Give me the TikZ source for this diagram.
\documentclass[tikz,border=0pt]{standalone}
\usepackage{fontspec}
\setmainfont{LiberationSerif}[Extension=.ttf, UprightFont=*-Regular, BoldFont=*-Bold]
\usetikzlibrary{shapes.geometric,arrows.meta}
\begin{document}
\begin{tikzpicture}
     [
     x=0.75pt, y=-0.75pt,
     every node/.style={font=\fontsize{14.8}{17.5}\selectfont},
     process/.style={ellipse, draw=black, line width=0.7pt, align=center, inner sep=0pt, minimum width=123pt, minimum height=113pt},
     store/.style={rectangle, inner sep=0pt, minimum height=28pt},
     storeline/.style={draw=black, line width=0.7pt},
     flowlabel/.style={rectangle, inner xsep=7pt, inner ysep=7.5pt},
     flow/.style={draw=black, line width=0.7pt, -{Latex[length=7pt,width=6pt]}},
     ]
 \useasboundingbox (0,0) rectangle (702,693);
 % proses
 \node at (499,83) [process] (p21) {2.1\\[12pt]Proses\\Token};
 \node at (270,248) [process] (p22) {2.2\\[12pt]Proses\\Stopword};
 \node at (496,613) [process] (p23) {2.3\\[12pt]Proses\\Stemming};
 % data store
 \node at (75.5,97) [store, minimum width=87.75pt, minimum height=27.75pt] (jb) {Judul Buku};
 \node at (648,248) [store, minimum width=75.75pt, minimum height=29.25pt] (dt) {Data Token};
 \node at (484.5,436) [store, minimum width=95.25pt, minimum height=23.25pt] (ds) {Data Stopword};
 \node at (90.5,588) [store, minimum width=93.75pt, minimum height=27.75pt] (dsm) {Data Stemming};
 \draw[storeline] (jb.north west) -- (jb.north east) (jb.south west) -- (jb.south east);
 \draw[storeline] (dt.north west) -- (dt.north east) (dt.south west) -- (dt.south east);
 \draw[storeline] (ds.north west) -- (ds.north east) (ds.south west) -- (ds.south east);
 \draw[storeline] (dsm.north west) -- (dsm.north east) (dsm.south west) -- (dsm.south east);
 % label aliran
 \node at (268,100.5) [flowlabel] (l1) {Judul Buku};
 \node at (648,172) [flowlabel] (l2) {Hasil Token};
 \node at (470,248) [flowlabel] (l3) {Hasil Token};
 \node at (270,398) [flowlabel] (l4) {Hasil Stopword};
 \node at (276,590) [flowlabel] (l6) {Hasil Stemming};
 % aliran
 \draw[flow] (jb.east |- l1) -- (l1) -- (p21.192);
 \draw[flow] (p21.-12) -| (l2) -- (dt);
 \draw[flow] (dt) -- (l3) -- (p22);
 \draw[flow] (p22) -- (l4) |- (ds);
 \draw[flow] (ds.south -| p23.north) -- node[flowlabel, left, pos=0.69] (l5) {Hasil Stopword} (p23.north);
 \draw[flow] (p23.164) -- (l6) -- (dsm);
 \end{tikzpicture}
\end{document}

..............................

## What is being asked
Print the complete listing again, exactly as it stands.

## Final result
Give me the TikZ source for this diagram.
\documentclass[tikz,border=0pt]{standalone}
\usepackage{fontspec}
\setmainfont{LiberationSerif}[Extension=.ttf, UprightFont=*-Regular, BoldFont=*-Bold]
\usetikzlibrary{shapes.geometric,arrows.meta}
\begin{document}
\begin{tikzpicture}
     [
     x=0.75pt, y=-0.75pt,
     every node/.style={font=\fontsize{14.8}{17.5}\selectfont},
     process/.style={ellipse, draw=black, line width=0.7pt, align=center, inner sep=0pt, minimum width=123pt, minimum height=113pt},
     store/.style={rectangle, inner sep=0pt, minimum height=28pt},
     storeline/.style={draw=black, line width=0.7pt},
     flowlabel/.style={rectangle, inner xsep=7pt, inner ysep=7.5pt},
     flow/.style={draw=black, line width=0.7pt, -{Latex[length=7pt,width=6pt]}},
     ]
 \useasboundingbox (0,0) rectangle (702,693);
 % proses
 \node at (499,83) [process] (p21) {2.1\\[12pt]Proses\\Token};
 \node at (270,248) [process] (p22) {2.2\\[12pt]Proses\\Stopword};
 \node at (496,613) [process] (p23) {2.3\\[12pt]Proses\\Stemming};
 % data store
 \node at (75.5,97) [store, minimum width=87.75pt, minimum height=27.75pt] (jb) {Judul Buku};
 \node at (648,248) [store, minimum width=75.75pt, minimum height=29.25pt] (dt) {Data Token};
 \node at (484.5,436) [store, minimum width=95.25pt, minimum height=23.25pt] (ds) {Data Stopword};
 \node at (90.5,588) [store, minimum width=93.75pt, minimum height=27.75pt] (dsm) {Data Stemming};
 \draw[storeline] (jb.north west) -- (jb.north east) (jb.south west) -- (jb.south east);
 \draw[storeline] (dt.north west) -- (dt.north east) (dt.south west) -- (dt.south east);
 \draw[storeline] (ds.north west) -- (ds.north east) (ds.south west) -- (ds.south east);
 \draw[storeline] (dsm.north west) -- (dsm.north east) (dsm.south west) -- (dsm.south east);
 % label aliran
 \node at (268,100.5) [flowlabel] (l1) {Judul Buku};
 \node at (648,172) [flowlabel] (l2) {Hasil Token};
 \node at (470,248) [flowlabel] (l3) {Hasil Token};
 \node at (270,398) [flowlabel] (l4) {Hasil Stopword};
 \node at (276,590) [flowlabel] (l6) {Hasil Stemming};
 % aliran
 \draw[flow] (jb.east |- l1) -- (l1) -- (p21.192);
 \draw[flow] (p21.-12) -| (l2) -- (dt);
 \draw[flow] (dt) -- (l3) -- (p22);
 \draw[flow] (p22) -- (l4) |- (ds);
 \draw[flow] (ds.south -| p23.north) -- node[flowlabel, left, pos=0.69] (l5) {Hasil Stopword} (p23.north);
 \draw[flow] (p23.164) -- (l6) -- (dsm);
 \end{tikzpicture}
\end{document}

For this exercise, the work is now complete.